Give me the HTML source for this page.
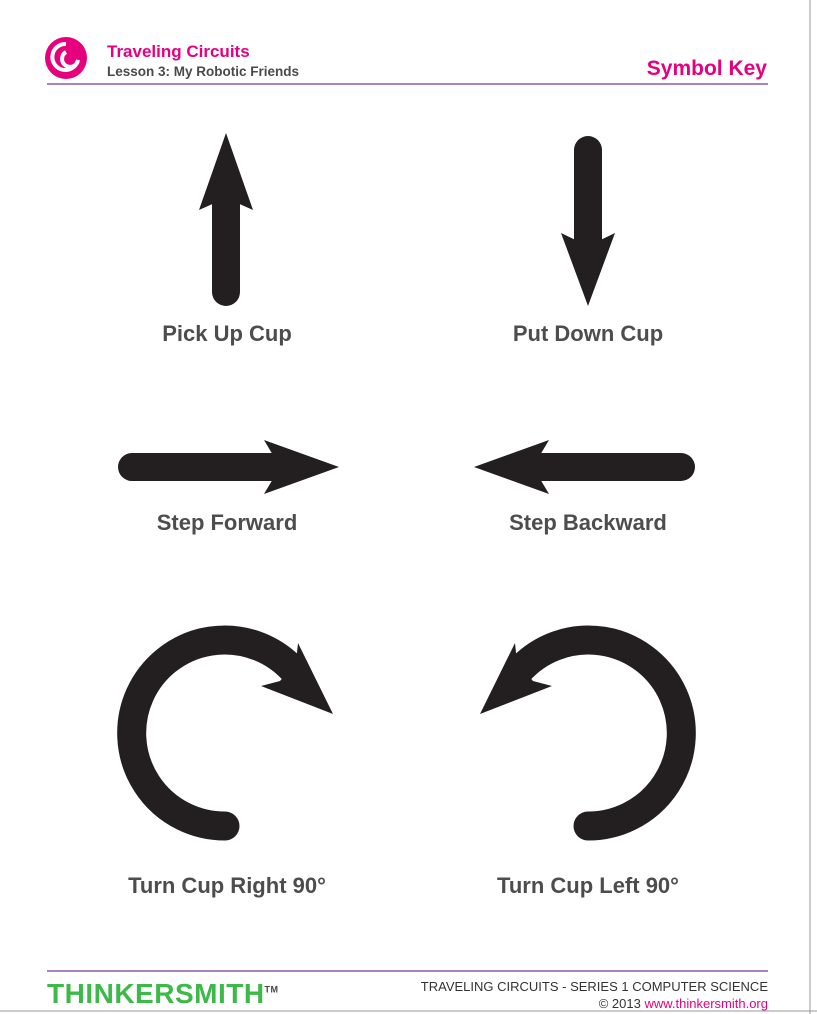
<!DOCTYPE html>
<html><head><meta charset="utf-8"><style>
body{margin:0;background:#fff;width:817px;height:1014px;overflow:hidden;position:relative;font-family:"Liberation Sans",sans-serif}
.t{position:absolute;font-weight:bold;color:#4a4a4a}
.lbl{position:absolute;font-weight:bold;color:#4d4d4d;font-size:22px;text-align:center;width:300px}
</style></head><body>
<svg width="817" height="1014" style="position:absolute;left:0;top:0">
 <g>
  <circle cx="66" cy="58" r="21" fill="#e6007e"/>
  <path d="M66 44 A13 13 0 1 0 78 60 A8 8 0 1 1 66 52" stroke="#fff" stroke-width="4" fill="none"/>
 </g>
 <line x1="47" y1="84" x2="768" y2="84" stroke="#8e5aa8" stroke-width="1.5"/>
 <line x1="47" y1="971" x2="768" y2="971" stroke="#8e5aa8" stroke-width="1.5"/>
 <line x1="810" y1="0" x2="810" y2="1014" stroke="#999" stroke-width="1"/>
 <line x1="0" y1="1011" x2="817" y2="1011" stroke="#999" stroke-width="1"/>
 <g fill="#231f20" stroke="#231f20">
  <g>
   <line x1="226" y1="292" x2="226" y2="200" stroke-width="28" stroke-linecap="round"/>
   <polygon points="226,133 253,210 226,198 199,210" stroke="none"/>
  </g>
  <g>
   <line x1="588" y1="150" x2="588" y2="242" stroke-width="28" stroke-linecap="round"/>
   <polygon points="588,306 615,233 588,246 561,233" stroke="none"/>
  </g>
  <g>
   <line x1="132" y1="467" x2="285" y2="467" stroke-width="28" stroke-linecap="round"/>
   <polygon points="339,467 264,440 280,467 264,494" stroke="none"/>
  </g>
  <g>
   <line x1="681" y1="467" x2="528" y2="467" stroke-width="28" stroke-linecap="round"/>
   <polygon points="474,467 549,440 533,467 549,494" stroke="none"/>
  </g>
  <g>
   <path d="M225 826 A93 93 0 1 1 294 671" fill="none" stroke-width="29" stroke-linecap="round"/>
   <polygon points="298,643 333,714 261,686 280,681 296,662" stroke="none"/>
  </g>
  <g>
   <path d="M588 826 A93 93 0 1 0 519 671" fill="none" stroke-width="29" stroke-linecap="round"/>
   <polygon points="515,643 480,714 552,686 533,681 517,662" stroke="none"/>
  </g>
 </g>
</svg>
<div class="t" style="left:107px;top:42px;font-size:17px;color:#e6007e">Traveling Circuits</div>
<div class="t" style="left:107px;top:64px;font-size:13.5px">Lesson 3: My Robotic Friends</div>
<div class="t" style="right:50px;top:57px;font-size:21px;color:#e6007e">Symbol Key</div>
<div class="lbl" style="left:77px;top:321px">Pick Up Cup</div>
<div class="lbl" style="left:438px;top:321px">Put Down Cup</div>
<div class="lbl" style="left:77px;top:510px">Step Forward</div>
<div class="lbl" style="left:438px;top:510px">Step Backward</div>
<div class="lbl" style="left:77px;top:873px">Turn Cup Right 90°</div>
<div class="lbl" style="left:438px;top:873px">Turn Cup Left 90°</div>
<div class="t" style="left:47px;top:978px;font-size:28px;color:#3db94a;letter-spacing:0.5px">THINKERSMITH<sup style="font-size:9px;color:#444">TM</sup></div>
<div style="position:absolute;right:49px;top:979px;font-size:13px;color:#333">TRAVELING CIRCUITS - SERIES 1 COMPUTER SCIENCE</div>
<div style="position:absolute;right:49px;top:996px;font-size:13px;color:#333">© 2013 <a style="color:#e6007e;text-decoration:none">www.thinkersmith.org</a></div>
</body></html>
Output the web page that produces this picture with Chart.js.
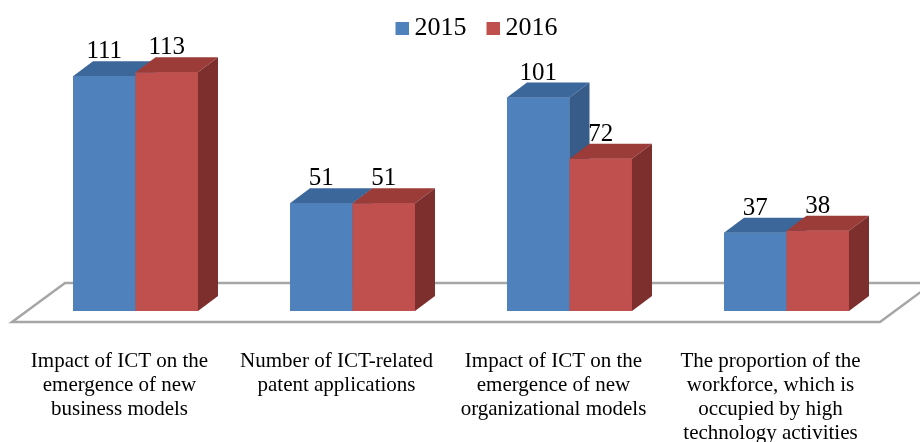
<!DOCTYPE html>
<html>
<head>
<meta charset="utf-8">
<script src="https://cdn.jsdelivr.net/npm/chart.js@4.4.1/dist/chart.umd.min.js"></script>
<style>
    html, body { margin: 0; padding: 0; background: #fff; }
    canvas { display: block; }
</style>
</head>
<body>
<canvas id="chart" width="920" height="442"></canvas>
<script>
"use strict";

const categories = [
    ["Impact of ICT on the", "emergence of new", "business models"],
    ["Number of ICT-related", "patent applications"],
    ["Impact of ICT on the", "emergence of new", "organizational models"],
    ["The proportion of the", "workforce, which is", "occupied by high", "technology activities"]
];
const values2015 = [111, 51, 101, 37];
const values2016 = [113, 51, 72, 38];

const SERIF = '"Liberation Serif", "Times New Roman", serif';
// profundidad del efecto 3D
const DEPTH_X = 20;
const DEPTH_Y = 15;
const FLOOR_X = 53;
const FLOOR_Y = 39;

const faces = [
    { front: 'rgb(79, 129, 189)', top: 'rgb(60, 103, 155)', side: 'rgb(55, 92, 137)' },
    { front: 'rgb(192, 80, 77)', top: 'rgb(156, 60, 57)', side: 'rgb(125, 47, 45)' }
];

// cuadrito de la leyenda, pegado al texto
function swatch(color) {
    const c = document.createElement('canvas');
    c.width = 27;
    c.height = 13;
    const g = c.getContext('2d');
    g.fillStyle = color;
    g.fillRect(14, 0, 13, 13);
    return c;
}
const swatches = faces.map(f => swatch(f.front));

function poly(ctx, pts, color) {
    ctx.beginPath();
    ctx.moveTo(pts[0][0], pts[0][1]);
    for (let i = 1; i < pts.length; i++) ctx.lineTo(pts[i][0], pts[i][1]);
    ctx.closePath();
    ctx.fillStyle = color;
    ctx.fill();
}

const bars3d = {
    id: 'bars3d',
    afterLayout(chart) {
        // la leyenda está algo desplazada a la derecha
        chart.legend.left += 12;
        chart.legend.right += 12;
    },
    beforeDatasetsDraw(chart) {
        const ctx = chart.ctx;
        const area = chart.chartArea;
        const y0 = chart.scales.y.getPixelForValue(0) + 11;
        const x0 = area.left - 15;
        const x1 = area.right - 15;
        ctx.save();
        ctx.beginPath();
        ctx.moveTo(x0, y0);
        ctx.lineTo(x1, y0);
        ctx.lineTo(x1 + FLOOR_X, y0 - FLOOR_Y);
        ctx.lineTo(x0 + FLOOR_X, y0 - FLOOR_Y);
        ctx.closePath();
        ctx.fillStyle = '#fff';
        ctx.fill();
        ctx.strokeStyle = '#a6a6a6';
        ctx.lineWidth = 2.5;
        ctx.stroke();
        ctx.restore();
    },
    afterDatasetsDraw(chart) {
        const ctx = chart.ctx;
        const metas = [chart.getDatasetMeta(0), chart.getDatasetMeta(1)];
        ctx.save();
        for (let i = 0; i < categories.length; i++) {
            metas.forEach((meta, d) => {
                const bar = meta.data[i];
                const l = bar.x - bar.width / 2;
                const r = bar.x + bar.width / 2;
                const t = bar.y;
                const b = bar.base;
                const f = faces[d];
                poly(ctx, [[l, t], [r, t], [r, b], [l, b]], f.front);
                poly(ctx, [[l, t], [l + DEPTH_X, t - DEPTH_Y], [r + DEPTH_X, t - DEPTH_Y], [r, t]], f.top);
                poly(ctx, [[r, t], [r + DEPTH_X, t - DEPTH_Y], [r + DEPTH_X, b - DEPTH_Y], [r, b]], f.side);
            });
        }
        // etiquetas de valores
        ctx.fillStyle = '#000';
        ctx.font = '25px ' + SERIF;
        ctx.textAlign = 'center';
        ctx.textBaseline = 'alphabetic';
        metas.forEach((meta, d) => {
            const values = d === 0 ? values2015 : values2016;
            meta.data.forEach((bar, i) => {
                ctx.fillText(String(values[i]), bar.x, bar.y - 18);
            });
        });
        ctx.restore();
    }
};

new Chart(document.getElementById('chart'), {
    type: 'bar',
    data: {
        labels: categories,
        datasets: [
            {
                label: '2015',
                data: values2015,
                backgroundColor: faces[0].front,
                borderWidth: 0,
                categoryPercentage: 0.576,
                barPercentage: 1
            },
            {
                label: '2016',
                data: values2016,
                backgroundColor: faces[1].front,
                borderWidth: 0,
                categoryPercentage: 0.576,
                barPercentage: 1
            }
        ]
    },
    options: {
        responsive: false,
        devicePixelRatio: 1,
        animation: false,
        events: [],
        layout: {
            padding: { left: 27, right: 25, top: 2, bottom: 0 }
        },
        scales: {
            x: {
                grid: { display: false },
                border: { display: false },
                ticks: {
                    color: '#000',
                    font: { family: SERIF, size: 21, lineHeight: 1.143 },
                    maxRotation: 0,
                    minRotation: 0,
                    autoSkip: false,
                    padding: 30,
                    labelOffset: -16
                },
                afterFit(scale) {
                    scale.height = 131;
                }
            },
            y: {
                display: false,
                min: 0,
                max: 123
            }
        },
        plugins: {
            legend: {
                position: 'top',
                labels: {
                    color: '#000',
                    font: { family: SERIF, size: 26 },
                    usePointStyle: true,
                    boxWidth: 13,
                    boxHeight: 13,
                    padding: 13,
                    generateLabels(chart) {
                        const items = Chart.defaults.plugins.legend.labels.generateLabels(chart);
                        items.forEach((item, i) => { item.pointStyle = swatches[i]; });
                        return items;
                    }
                }
            },
            tooltip: { enabled: false }
        }
    },
    plugins: [bars3d]
});
</script>
</body>
</html>
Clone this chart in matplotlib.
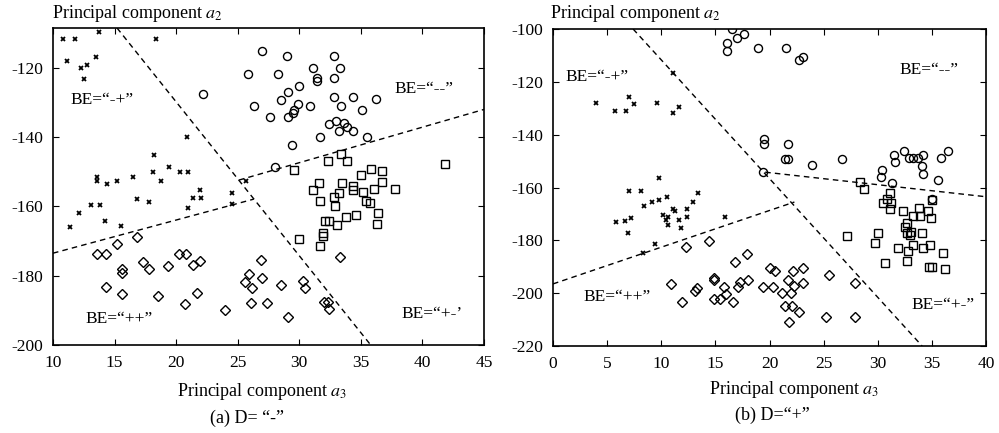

=======

DIRECTIONS: Both the line with "Output the web" and the line with "const FLOOR_Y = 39;" are included: reproduce them and every line between, exactly, with pictures omitted.

SOLUTION TO THE EXERCISE:
Output the web page that produces this picture with Chart.js.
<!DOCTYPE html>
<html>
<head>
<meta charset="utf-8">
<script src="https://cdn.jsdelivr.net/npm/chart.js@4.4.1/dist/chart.umd.min.js"></script>
<style>
    html, body { margin: 0; padding: 0; background: #fff; }
    canvas { display: block; }
</style>
</head>
<body>
<canvas id="chart" width="920" height="442"></canvas>
<script>
"use strict";

const categories = [
    ["Impact of ICT on the", "emergence of new", "business models"],
    ["Number of ICT-related", "patent applications"],
    ["Impact of ICT on the", "emergence of new", "organizational models"],
    ["The proportion of the", "workforce, which is", "occupied by high", "technology activities"]
];
const values2015 = [111, 51, 101, 37];
const values2016 = [113, 51, 72, 38];

const SERIF = '"Liberation Serif", "Times New Roman", serif';
// profundidad del efecto 3D
const DEPTH_X = 20;
const DEPTH_Y = 15;
const FLOOR_X = 53;
const FLOOR_Y = 39;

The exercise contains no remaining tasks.